Paris, ville antichinoise ?
Posté par ITgium le 15 juin 2009
D’un côté, le Dalaï-lama, admis au rang des citoyens d’honneur de la ville de Paris. La reconnaissance d’un homme, de son combat. De l’autre, un pays pointé du doigt. D’un côté, une célébration. De l’autre, rien, pas un mot sur les titanesques efforts accomplis ces dernières décennies par les chinois. Silence sur la modernisation de la Chine, désormais quatrième puissance mondiale, atelier du monde, bientôt son laboratoire. Est-ce rien un peuple qui mange désormais à sa faim ? Le mieux être ne mérite-t-il pas aussi un prix ? Deux poids, deux mesures !
Plutôt déséquilibrée, cette position crédibilise-t-elle Paris dans ses ambitions de ville mondiale, prônant la rencontre, l’échange ? Elle l’enferme plutôt dans un rôle daté. Celui d’un occident jugeant tout d’une pièce, fixant seul les règles, assez arrogant. Telle une instruction à charge. Ajouté à cela des effets d’image, le goût de l’apparence, la posture des Droit de l’homme s’affadit alors, bientôt inerte.
Certes le Maire de Paris a la liberté d’agir comme il l’entend. Mais n’eut-il pas mieux valu s’accomplir avec plus de doigté ? Les enseignements des erreurs passés ont-ils seulement été tirés ? Lorsque le rideau est tombé sur la candidature de Paris aux Jeux Olympiques, plusieurs délégations africaines évoquaient alors un manque d’écoute, des portes fermées. Paris avait été sourd à leurs appels. Résultat, des voix se dérobèrent au moment du vote. Aujourd’hui, le Maire entend-t-il la communauté chinoise de Paris, la plus importante d’Europe, laquelle s’emploie activement à redonner des couleurs à des quartiers de la capitale guettés par la désertification commerciale ? La croit-elle insensible à cette manière de faire ?
Si donc seuls les Droits de l’homme comptent pour Paris, pour être juste, il faudrait alors reconnaître qu’il existe désormais un débat public en Chine.

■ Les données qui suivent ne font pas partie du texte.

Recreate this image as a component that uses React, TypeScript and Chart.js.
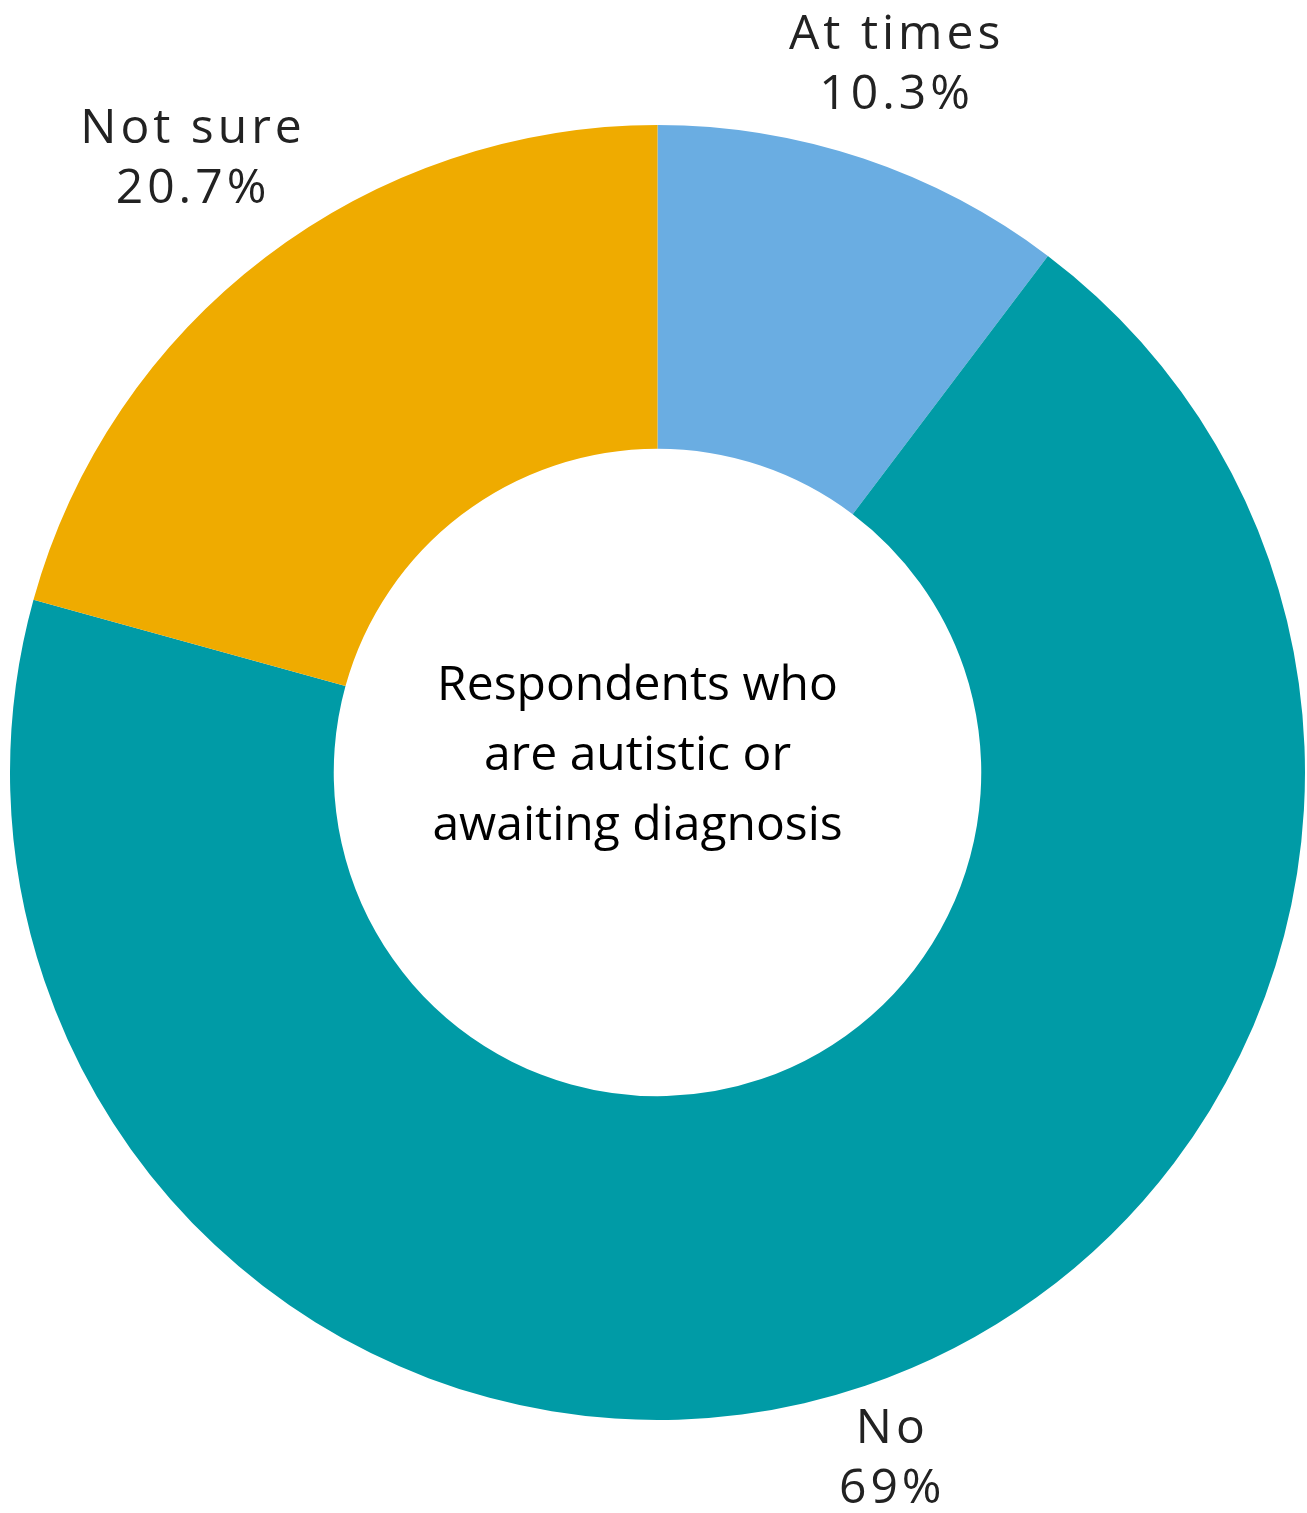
import React, { useEffect, useRef } from "react";
import { Chart, registerables } from "chart.js";

Chart.register(...registerables);

const categories = ["At times", "No", "Not sure"];
const values = [10.3, 69, 20.7];
const valueLabels = ["10.3%", "69%", "20.7%"];
const colors = ["#6AADE2", "#009BA6", "#EFAB00"];
const centerLines = ["Respondents who", "are autistic or", "awaiting diagnosis"];

const labelPlugin = {
  id: "labels",
  afterDraw(chart: any) {
    const ctx = chart.ctx;
    const meta = chart.getDatasetMeta(0);
    ctx.save();
    ctx.textAlign = "center";
    ctx.textBaseline = "middle";
    ctx.fillStyle = "#222222";
    ctx.font = "48px 'Open Sans'";
    (ctx as any).letterSpacing = "4px";
    const radFactor = [1.152, 1.12, 1.19];
    meta.data.forEach((arc: any, i: number) => {
      const { x, y, startAngle, endAngle, outerRadius } = arc.getProps(
        ["x", "y", "startAngle", "endAngle", "outerRadius"],
        true
      );
      const mid = (startAngle + endAngle) / 2;
      const r = outerRadius * radFactor[i];
      const cx = x + Math.cos(mid) * r + 2;
      const cy = y + Math.sin(mid) * r;
      ctx.fillText(categories[i], cx, cy - 30);
      ctx.fillText(valueLabels[i], cx, cy + 30);
    });
    (ctx as any).letterSpacing = "0px";
    const a0 = meta.data[0];
    ctx.fillStyle = "#000000";
    ctx.font = "48px 'Open Sans'";
    centerLines.forEach((t, k) => {
      ctx.fillText(t, a0.x - 20, a0.y - 86 + k * 70);
    });
    ctx.restore();
  },
};

export default function App() {
  const ref = useRef<HTMLCanvasElement>(null);
  useEffect(() => {
    document.body.style.margin = "0";
    const chart = new Chart(ref.current!, {
      type: "doughnut",
      data: {
        labels: categories,
        datasets: [
          {
            data: values,
            backgroundColor: colors,
            borderWidth: 0,
          },
        ],
      },
      options: {
        responsive: false,
        animation: false,
        cutout: "50%",
        layout: { padding: { left: 10, right: 2, top: 125, bottom: 93 } },
        plugins: { legend: { display: false }, tooltip: { enabled: false } },
      },
      plugins: [labelPlugin],
    });
    return () => chart.destroy();
  }, []);
  return (
    <div style={{ width: 1307, height: 1513, background: "#fff" }}>
      <canvas ref={ref} width={1307} height={1513} />
    </div>
  );
}
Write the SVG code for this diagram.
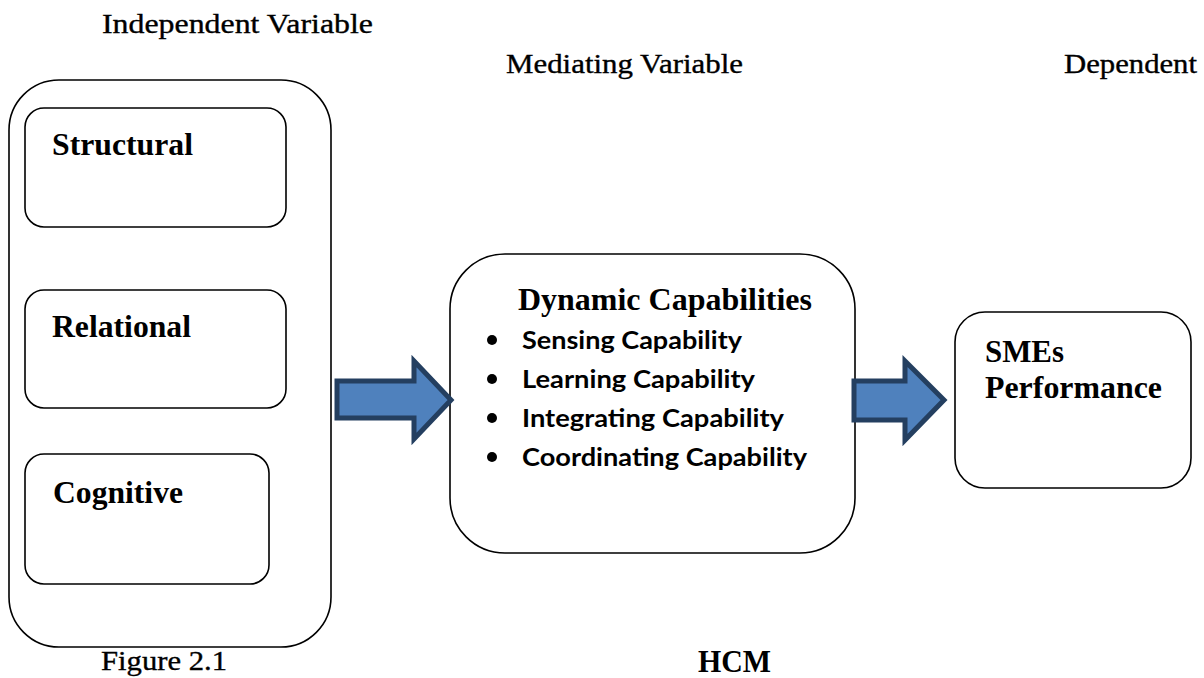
<svg xmlns="http://www.w3.org/2000/svg" width="1204" height="678" viewBox="0 0 1204 678">
<style>
.box{fill:#fff;stroke:#000;stroke-width:1.6}
.hdr{font-family:"Liberation Serif",serif;font-size:27px;fill:#000;stroke:#000;stroke-width:0.35}
.lbl{font-family:"Liberation Serif",serif;font-size:32px;font-weight:bold;fill:#000}
.itm{font-family:Lato,"Open Sans",sans-serif;font-size:25px;font-weight:bold;fill:#000}
.arr{fill:#4f81bd;stroke:#243f60;stroke-width:5;stroke-linejoin:miter}
</style>
<rect width="1204" height="678" fill="#fff"/>
<text class="hdr" x="102" y="33" textLength="271" lengthAdjust="spacingAndGlyphs">Independent Variable</text>
<text class="hdr" x="506" y="73" textLength="237" lengthAdjust="spacingAndGlyphs">Mediating Variable</text>
<text class="hdr" x="1064" y="73" textLength="133" lengthAdjust="spacingAndGlyphs">Dependent</text>
<g id="independent">
<rect class="box" x="9" y="80" width="322" height="567" rx="50" ry="50"/>
</g>
<g id="structural">
<rect class="box" x="25" y="108" width="261" height="119" rx="19" ry="19"/>
<text class="lbl" x="52" y="155" textLength="141" lengthAdjust="spacingAndGlyphs">Structural</text>
</g>
<g id="relational">
<rect class="box" x="25" y="290" width="261" height="118" rx="19" ry="19"/>
<text class="lbl" x="52" y="337" textLength="139" lengthAdjust="spacingAndGlyphs">Relational</text>
</g>
<g id="cognitive">
<rect class="box" x="25" y="454" width="244" height="130" rx="19" ry="19"/>
<text class="lbl" x="53" y="503" textLength="130" lengthAdjust="spacingAndGlyphs">Cognitive</text>
</g>
<g id="mediating">
<rect class="box" x="450" y="254" width="405" height="299" rx="55" ry="55"/>
<text class="lbl" x="518" y="310" textLength="294" lengthAdjust="spacingAndGlyphs">Dynamic Capabilities</text>
<circle cx="492" cy="340" r="5"/>
<circle cx="492" cy="379" r="5"/>
<circle cx="492" cy="418" r="5"/>
<circle cx="492" cy="457" r="5"/>
<text class="itm" x="522" y="349" textLength="220" lengthAdjust="spacingAndGlyphs">Sensing Capability</text>
<text class="itm" x="522" y="388" textLength="233" lengthAdjust="spacingAndGlyphs">Learning Capability</text>
<text class="itm" x="522" y="427" textLength="262" lengthAdjust="spacingAndGlyphs">Integrating Capability</text>
<text class="itm" x="522" y="466" textLength="285" lengthAdjust="spacingAndGlyphs">Coordinating Capability</text>
</g>
<g id="dependent">
<rect class="box" x="955" y="312" width="236" height="176" rx="30" ry="30"/>
<text class="lbl" x="985" y="362" textLength="79" lengthAdjust="spacingAndGlyphs">SMEs</text>
<text class="lbl" x="985" y="398" textLength="177" lengthAdjust="spacingAndGlyphs">Performance</text>
</g>
<g id="connectors">
<path class="arr" d="M337,381 L414,381 L414,361 L451,400 L414,439 L414,418 L337,418 Z"/>
<path class="arr" d="M854,381 L905,381 L905,361 L944,400 L905,440 L905,420 L854,420 Z"/>
</g>
<text class="hdr" x="101" y="670" font-size="28" stroke-width="0" textLength="126" lengthAdjust="spacingAndGlyphs">Figure 2.1</text>
<text class="lbl" x="698" y="672" font-size="30" textLength="73" lengthAdjust="spacingAndGlyphs">HCM</text>
</svg>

Le tremblement de terre dans le Sichuan comme l’affaire du lait frelaté ont suscité des prises de position à ciel ouvert, devant caméras. Naguère les victimes gardaient silence. Depuis peu, elles n’hésitent pas à morigéner les autorités, les bousculant parfois. Les langues se délient jusque sur la toile. Si celle ci est surveillée, une visite impromptue dans un des milliers de cybercafés chinois rend compte d’une énorme soif de connaître, de partager, de comprendre. En Chine, la démocratie est en marche comme en témoigne la promulgation d’une nouvelle loi sur le droit du travail, entrée en vigueur 2008, comme l’illustre une prise de conscience croissante sur les risques écologiques et sanitaires. Peu à peu, sans à-coups, mais sûrement.
De surcroît, la position de Paris n’entame-t-elle pas aussi ses chances de s’affirmer comme une place économique de l’avenir, pourvoyeuse d’emplois ? Puissance financière déterminante, la Chine est désormais au devant de la scène. Qu’on le veuille ou non, il faudra s’y faire ! Demain ses entreprises s’établiront en Europe, ses universités ouvriront des campus, ses marques occuperont nos murs, ses artistes feront la une. Disposant d’atouts, Paris pourrait s’inviter à la partie, créant de la richesse en commun, favorisant aussi l’esprit du dialogue. Mais pour cela, il faut savoir écouter. A l’inverse, chahuter sans nuance la Chine comporte le risque de s’abstraire d’un processus, de se laisser distancer par d’autres villes européennes plus accueillantes et au final de ne plus compter.
Voilà plus d’un siècle, Paris accueillait l’exposition universelle, Shanghai s’y ose en 2010. En raison de finances publiques déjà souffreteuses, Paris y renonçait en 1989. D’un siècle à l’autre, la puissance a basculé. Paris, ville du passé, figée dans le temps ? Se gavant de ses seules certitudes, elle s’y risque plus encore.